AVAILABLE DATA:
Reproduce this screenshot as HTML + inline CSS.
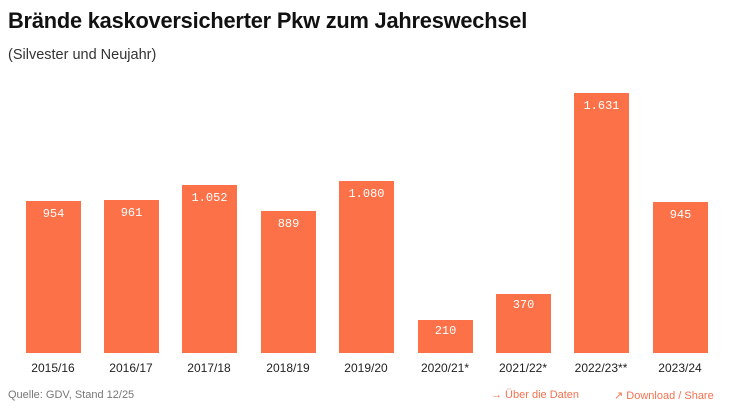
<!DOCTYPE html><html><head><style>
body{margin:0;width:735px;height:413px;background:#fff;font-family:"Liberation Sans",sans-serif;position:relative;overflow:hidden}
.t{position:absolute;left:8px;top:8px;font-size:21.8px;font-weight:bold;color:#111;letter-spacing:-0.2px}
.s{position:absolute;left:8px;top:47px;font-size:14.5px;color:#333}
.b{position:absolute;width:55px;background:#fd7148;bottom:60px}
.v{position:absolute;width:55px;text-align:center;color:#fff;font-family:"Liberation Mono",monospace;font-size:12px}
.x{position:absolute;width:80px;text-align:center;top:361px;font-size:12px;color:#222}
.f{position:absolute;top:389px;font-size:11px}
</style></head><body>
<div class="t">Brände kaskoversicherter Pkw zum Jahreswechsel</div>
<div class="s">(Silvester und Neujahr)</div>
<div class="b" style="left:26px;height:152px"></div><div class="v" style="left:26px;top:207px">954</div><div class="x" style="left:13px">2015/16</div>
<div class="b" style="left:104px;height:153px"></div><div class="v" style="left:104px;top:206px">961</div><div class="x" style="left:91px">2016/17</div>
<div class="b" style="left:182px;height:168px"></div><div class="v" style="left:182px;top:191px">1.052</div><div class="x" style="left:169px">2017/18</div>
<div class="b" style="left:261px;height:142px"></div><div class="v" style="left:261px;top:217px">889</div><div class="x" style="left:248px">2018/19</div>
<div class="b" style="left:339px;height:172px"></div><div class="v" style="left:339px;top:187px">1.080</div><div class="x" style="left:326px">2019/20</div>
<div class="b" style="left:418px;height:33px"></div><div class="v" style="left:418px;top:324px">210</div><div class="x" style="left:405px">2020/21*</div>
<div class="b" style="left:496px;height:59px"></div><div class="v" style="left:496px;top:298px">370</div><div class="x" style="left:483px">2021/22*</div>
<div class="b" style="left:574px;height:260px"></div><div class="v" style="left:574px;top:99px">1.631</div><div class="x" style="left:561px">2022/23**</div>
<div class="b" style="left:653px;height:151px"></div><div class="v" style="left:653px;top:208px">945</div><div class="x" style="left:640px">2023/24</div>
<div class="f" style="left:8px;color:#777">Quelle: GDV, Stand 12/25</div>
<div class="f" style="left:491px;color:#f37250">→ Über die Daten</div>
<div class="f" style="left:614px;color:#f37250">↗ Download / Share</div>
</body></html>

WHAT IS ASKED:
Retype everything in the material word for word, minus pictures.

ANSWER:
Reproduce this screenshot as HTML + inline CSS.
<!DOCTYPE html><html><head><style>
body{margin:0;width:735px;height:413px;background:#fff;font-family:"Liberation Sans",sans-serif;position:relative;overflow:hidden}
.t{position:absolute;left:8px;top:8px;font-size:21.8px;font-weight:bold;color:#111;letter-spacing:-0.2px}
.s{position:absolute;left:8px;top:47px;font-size:14.5px;color:#333}
.b{position:absolute;width:55px;background:#fd7148;bottom:60px}
.v{position:absolute;width:55px;text-align:center;color:#fff;font-family:"Liberation Mono",monospace;font-size:12px}
.x{position:absolute;width:80px;text-align:center;top:361px;font-size:12px;color:#222}
.f{position:absolute;top:389px;font-size:11px}
</style></head><body>
<div class="t">Brände kaskoversicherter Pkw zum Jahreswechsel</div>
<div class="s">(Silvester und Neujahr)</div>
<div class="b" style="left:26px;height:152px"></div><div class="v" style="left:26px;top:207px">954</div><div class="x" style="left:13px">2015/16</div>
<div class="b" style="left:104px;height:153px"></div><div class="v" style="left:104px;top:206px">961</div><div class="x" style="left:91px">2016/17</div>
<div class="b" style="left:182px;height:168px"></div><div class="v" style="left:182px;top:191px">1.052</div><div class="x" style="left:169px">2017/18</div>
<div class="b" style="left:261px;height:142px"></div><div class="v" style="left:261px;top:217px">889</div><div class="x" style="left:248px">2018/19</div>
<div class="b" style="left:339px;height:172px"></div><div class="v" style="left:339px;top:187px">1.080</div><div class="x" style="left:326px">2019/20</div>
<div class="b" style="left:418px;height:33px"></div><div class="v" style="left:418px;top:324px">210</div><div class="x" style="left:405px">2020/21*</div>
<div class="b" style="left:496px;height:59px"></div><div class="v" style="left:496px;top:298px">370</div><div class="x" style="left:483px">2021/22*</div>
<div class="b" style="left:574px;height:260px"></div><div class="v" style="left:574px;top:99px">1.631</div><div class="x" style="left:561px">2022/23**</div>
<div class="b" style="left:653px;height:151px"></div><div class="v" style="left:653px;top:208px">945</div><div class="x" style="left:640px">2023/24</div>
<div class="f" style="left:8px;color:#777">Quelle: GDV, Stand 12/25</div>
<div class="f" style="left:491px;color:#f37250">→ Über die Daten</div>
<div class="f" style="left:614px;color:#f37250">↗ Download / Share</div>
</body></html>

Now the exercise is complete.